Cranes fall silent in Ukraine as residential construction halts
|Wednesday, 29 October 2008|
The property market in Ukraine is struggling with idle cranes dominating the Kiev skyline showing that most construction has stopped.
Having secured a deal with the International Monetary fund to shore up its faltering economy one of the worst hit sectors in Ukraine is residential property.
There are few buyers who can qualify for mortgages at current interest rates and loans from banks are scarce. As a result, developers are scrambling to raise financing for their construction projects, particularly residential, and halting work.

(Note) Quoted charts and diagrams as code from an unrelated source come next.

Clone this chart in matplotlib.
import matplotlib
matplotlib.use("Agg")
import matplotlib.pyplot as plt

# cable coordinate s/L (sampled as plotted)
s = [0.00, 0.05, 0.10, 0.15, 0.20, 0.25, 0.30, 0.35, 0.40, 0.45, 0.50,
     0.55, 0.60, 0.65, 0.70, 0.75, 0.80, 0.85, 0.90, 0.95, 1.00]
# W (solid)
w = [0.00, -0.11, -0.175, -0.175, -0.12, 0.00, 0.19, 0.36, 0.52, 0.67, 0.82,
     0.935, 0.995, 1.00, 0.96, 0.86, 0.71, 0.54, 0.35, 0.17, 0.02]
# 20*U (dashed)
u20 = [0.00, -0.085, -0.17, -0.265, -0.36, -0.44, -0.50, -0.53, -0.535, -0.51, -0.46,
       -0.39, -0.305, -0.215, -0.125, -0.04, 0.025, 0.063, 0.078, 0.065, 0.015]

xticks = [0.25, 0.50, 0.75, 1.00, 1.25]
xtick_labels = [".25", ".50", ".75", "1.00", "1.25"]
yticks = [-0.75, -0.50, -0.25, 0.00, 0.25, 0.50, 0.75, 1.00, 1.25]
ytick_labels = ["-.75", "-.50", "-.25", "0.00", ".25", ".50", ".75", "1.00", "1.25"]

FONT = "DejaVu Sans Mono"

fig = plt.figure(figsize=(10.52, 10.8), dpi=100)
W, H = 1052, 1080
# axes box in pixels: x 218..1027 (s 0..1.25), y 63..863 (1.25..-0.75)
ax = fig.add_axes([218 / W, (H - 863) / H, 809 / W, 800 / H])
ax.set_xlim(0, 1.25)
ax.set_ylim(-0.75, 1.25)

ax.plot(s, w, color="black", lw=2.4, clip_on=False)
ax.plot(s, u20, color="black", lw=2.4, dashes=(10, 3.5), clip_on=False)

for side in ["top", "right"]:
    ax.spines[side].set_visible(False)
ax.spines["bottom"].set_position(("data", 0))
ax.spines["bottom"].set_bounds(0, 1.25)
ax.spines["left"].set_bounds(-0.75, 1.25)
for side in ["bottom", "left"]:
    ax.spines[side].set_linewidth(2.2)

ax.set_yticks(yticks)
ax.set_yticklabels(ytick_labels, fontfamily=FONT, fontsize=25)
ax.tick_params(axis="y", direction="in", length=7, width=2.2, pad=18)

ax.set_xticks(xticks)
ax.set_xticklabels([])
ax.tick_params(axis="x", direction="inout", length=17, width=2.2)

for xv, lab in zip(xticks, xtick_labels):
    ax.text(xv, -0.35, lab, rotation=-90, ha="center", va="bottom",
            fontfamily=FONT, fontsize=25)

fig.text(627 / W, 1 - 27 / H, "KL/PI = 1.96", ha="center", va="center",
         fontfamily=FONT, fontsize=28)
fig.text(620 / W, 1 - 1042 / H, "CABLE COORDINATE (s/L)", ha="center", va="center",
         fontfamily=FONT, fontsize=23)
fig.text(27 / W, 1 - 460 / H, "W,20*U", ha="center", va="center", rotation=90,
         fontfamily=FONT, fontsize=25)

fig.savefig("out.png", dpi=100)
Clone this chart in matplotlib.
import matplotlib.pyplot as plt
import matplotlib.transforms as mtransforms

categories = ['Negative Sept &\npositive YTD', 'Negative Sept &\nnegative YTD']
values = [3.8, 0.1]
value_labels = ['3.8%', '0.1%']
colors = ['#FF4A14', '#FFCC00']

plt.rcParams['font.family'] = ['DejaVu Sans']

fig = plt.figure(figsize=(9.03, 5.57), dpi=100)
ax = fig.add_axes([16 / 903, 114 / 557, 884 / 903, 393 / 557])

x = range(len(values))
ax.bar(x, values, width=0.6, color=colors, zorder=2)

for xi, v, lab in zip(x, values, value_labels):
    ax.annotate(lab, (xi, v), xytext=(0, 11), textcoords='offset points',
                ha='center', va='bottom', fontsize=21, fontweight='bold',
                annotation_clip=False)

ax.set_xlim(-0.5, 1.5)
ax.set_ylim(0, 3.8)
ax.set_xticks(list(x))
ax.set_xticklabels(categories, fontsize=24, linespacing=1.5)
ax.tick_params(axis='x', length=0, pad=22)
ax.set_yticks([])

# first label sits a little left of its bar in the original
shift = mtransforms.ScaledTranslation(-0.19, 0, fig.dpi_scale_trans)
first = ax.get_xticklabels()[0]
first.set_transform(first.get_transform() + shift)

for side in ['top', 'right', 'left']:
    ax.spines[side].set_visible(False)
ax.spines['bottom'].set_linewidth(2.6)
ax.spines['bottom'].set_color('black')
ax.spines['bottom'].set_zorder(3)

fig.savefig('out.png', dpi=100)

'The state of residential development in Ukraine is very bad. Some 75% of Ukrainians cannot qualify for bank loans and, at the same time, developers cannot secure loans on favorable terms to continue construction,' said Sergiy Maksimov, president of VAB Bank.

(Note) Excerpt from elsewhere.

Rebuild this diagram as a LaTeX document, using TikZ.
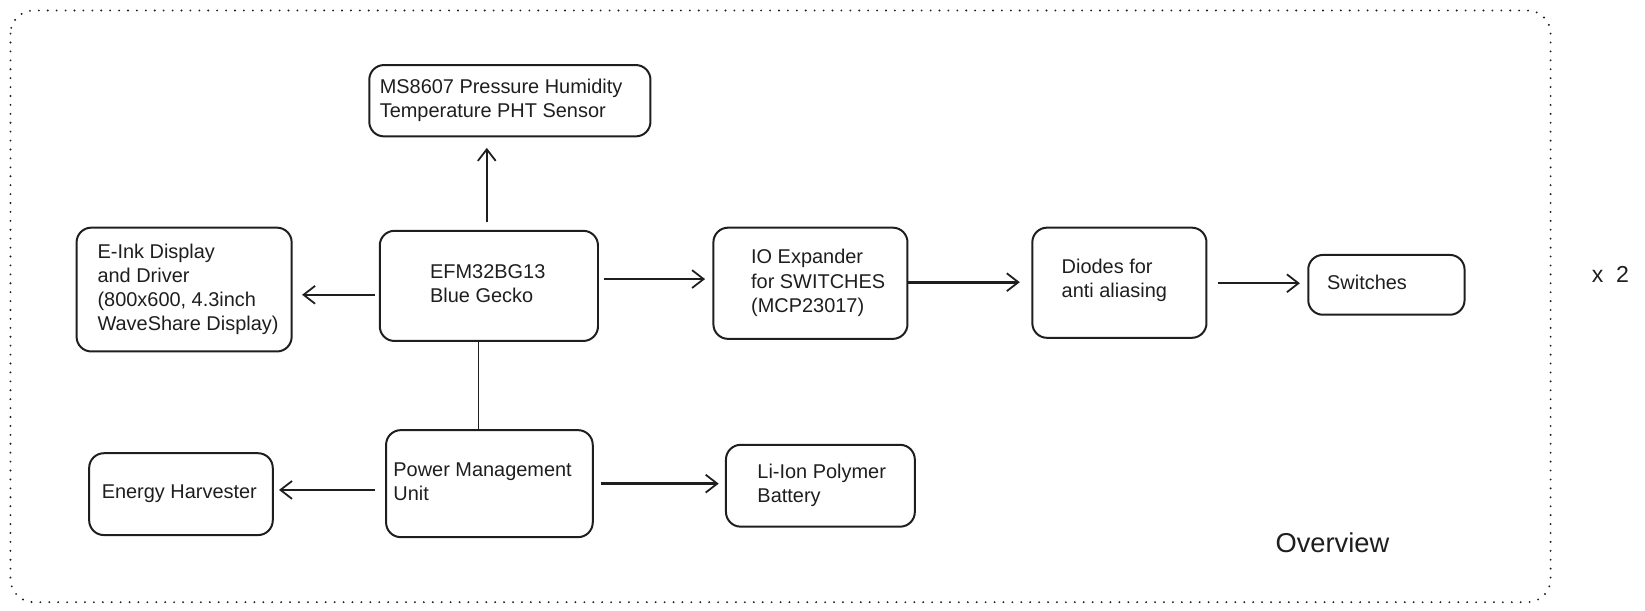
\documentclass[tikz,border=0pt]{standalone}
\usepackage{fontspec}
\setmainfont{Liberation Sans}
\usetikzlibrary{arrows.meta}
\definecolor{ink}{HTML}{1E1E1E}
\newcommand{\btext}[3]{\makebox[#1pt][l]{\hspace*{#2pt}\begin{tabular}{@{}l@{}}#3\end{tabular}}}
\begin{document}
\begin{tikzpicture}[x=1pt,y=-1pt,
  blk/.style={draw=ink, line width=1.9pt, rounded corners=14pt, inner sep=0pt, font=\fontsize{19}{23}\selectfont, text=ink},
  arr/.style={draw=ink, line width=1.7pt, -{Straight Barb[length=11pt,width=17pt,line width=1.7pt]}},
  thick arr/.style={arr, line width=2.6pt},
  link/.style={draw=ink, line width=1.5pt},
  note/.style={text=ink, inner sep=0pt},
]
\useasboundingbox (0,0) rectangle (1568,582);
\draw[ink, line width=2pt, dash pattern=on 0pt off 8.5pt, line cap=round, rounded corners=22pt] (10,10) rectangle (1478,574);

\node[blk, minimum width=268pt, minimum height=68pt] (ms) at (486,96) {\btext{268}{10}{MS8607 Pressure Humidity\\Temperature PHT Sensor}};
\node[blk, minimum width=205pt, minimum height=118pt] (eink) at (175.5,276) {\btext{205}{20}{E-Ink Display\\and Driver\\(800x600, 4.3inch\\WaveShare Display)}};
\node[blk, minimum width=208pt, minimum height=105pt] (efm) at (466,272.5) {\btext{208}{48}{EFM32BG13\\Blue Gecko}};
\node[blk, minimum width=185pt, minimum height=106pt] (io) at (772.5,270) {\btext{185}{36}{IO Expander\\for SWITCHES\\(MCP23017)}};
\node[blk, minimum width=166pt, minimum height=105pt] (diodes) at (1067,269.5) {\btext{166}{28}{Diodes for\\anti aliasing\\[4pt]}};
\node[blk, minimum width=149pt, minimum height=57pt] (sw) at (1321.5,271.5) {\btext{149}{18}{Switches}};
\node[blk, minimum width=197pt, minimum height=102pt] (pmu) at (466.5,461) {\btext{197}{7}{Power Management\\Unit}};
\node[blk, minimum width=175pt, minimum height=78pt] (eh) at (172.5,471) {\btext{175}{12}{Energy Harvester}};
\node[blk, minimum width=180pt, minimum height=78pt] (li) at (782,463) {\btext{180}{30}{Li-Ion Polymer\\Battery}};

\node[note, font=\fontsize{26}{30}\selectfont] (ov) at (1270,517) {Overview};
\node[note, font=\fontsize{22}{26}\selectfont] (x2) at (1535,262) {x\ \ 2};

\draw[arr, shorten <=7pt, shorten >=10pt] ([xshift=-2pt]efm.north) -- ([xshift=-22pt]ms.south);
\draw[arr, shorten <=4pt, shorten >=9pt] ([yshift=-8.5pt]efm.west) -- ([yshift=-5pt]eink.east);
\draw[arr, line width=1.5pt, shorten <=5pt, shorten >=7pt] ([yshift=6.5pt]efm.east) -- ([yshift=4pt]io.west);
\draw[thick arr, shorten >=11pt] ([yshift=1pt]io.east) -- ([yshift=0.5pt]diodes.west);
\draw[arr, shorten <=10pt, shorten >=7pt] ([yshift=-0.5pt]diodes.east) -- ([yshift=1.5pt]sw.west);
\draw[link] ([xshift=-10.5pt]pmu.north) -- ([xshift=-10pt]efm.south);
\draw[arr, shorten <=10pt, shorten >=5pt] ([yshift=-6pt]pmu.west) -- ([yshift=4pt]eh.east);
\draw[thick arr, shorten <=7pt, shorten >=6pt] (pmu.east) -- ([yshift=2pt]li.west);
\end{tikzpicture}
\end{document}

One struggling developer, Kiev based XXI Century which traded on the London Stock Exchange's Alternative Investment Market, has lost more than 80% of its value since July. It has tried to sell some of its projects in the pipeline to raise cash, but thus far few buyers can be found.

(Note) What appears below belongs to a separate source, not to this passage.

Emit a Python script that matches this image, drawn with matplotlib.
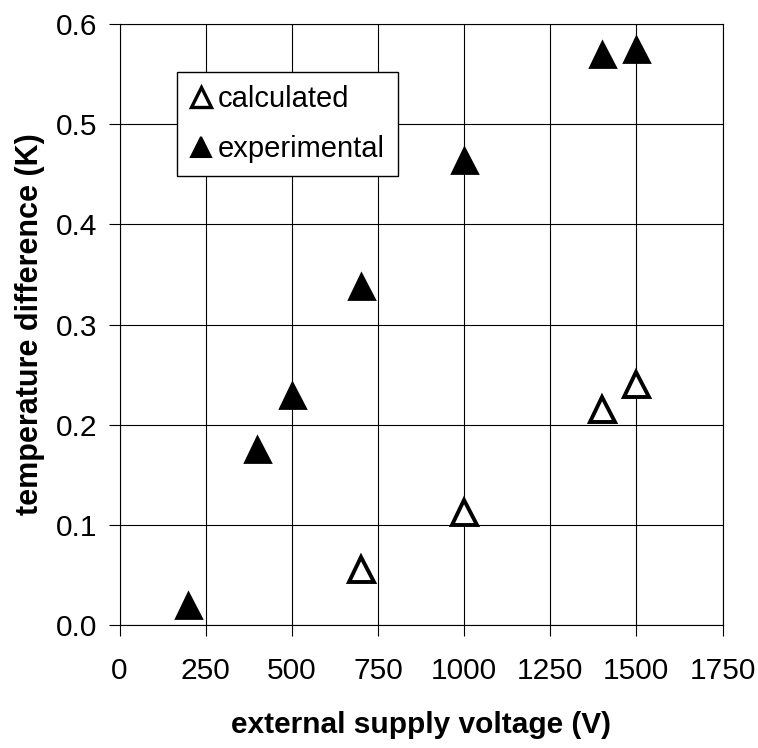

The current slump ends seven years of dramatic growth for the property sector in Ukraine, during which more than one million square meters of fresh residential space were constructed annually and yearly prices surged by double digits.
The Mirax Group, a Russian developer, has halted work on its $500 million project to build Ukraine's tallest building. Construction could resume next spring if the world financial crisis passes, a company spokesman said.
Industry experts expect falling prices. 'We expect a drop of nearly 20% in the secondary and mid-class housing markets by the end of the year. Some are even predicting a 25 percent correction,' said Terry Pickard, chairman of NAI Pickard.
Experts predict the commercial property sector to do better. The amount of office, retail and warehouse space in Kiev is among the lowest per capita in Europe. As a consequence, rental rates for commercial real estate in Ukraine far exceed the European average.
'Due to the intrinsic supply and demand disequilibrium in Ukraine's office and retail space segments, commercial real estate will weather the world-wide liquidity storm relatively well compared to the residential market,' said Sergiy Sergiyenko of CB Richard Ellis.
Gerald Bowers, general director EFG Property Services, a property investment, development and management group active in Eastern Europe, believes developers will increasingly move away from the capital city to regional cities where it is cheaper to build and there is growing demand.
'The residential market has calmed. Prices are not increasing. But prices have not deteriorated because the demand is still there. We are not going to see, as people say, the bubble burst,' he added.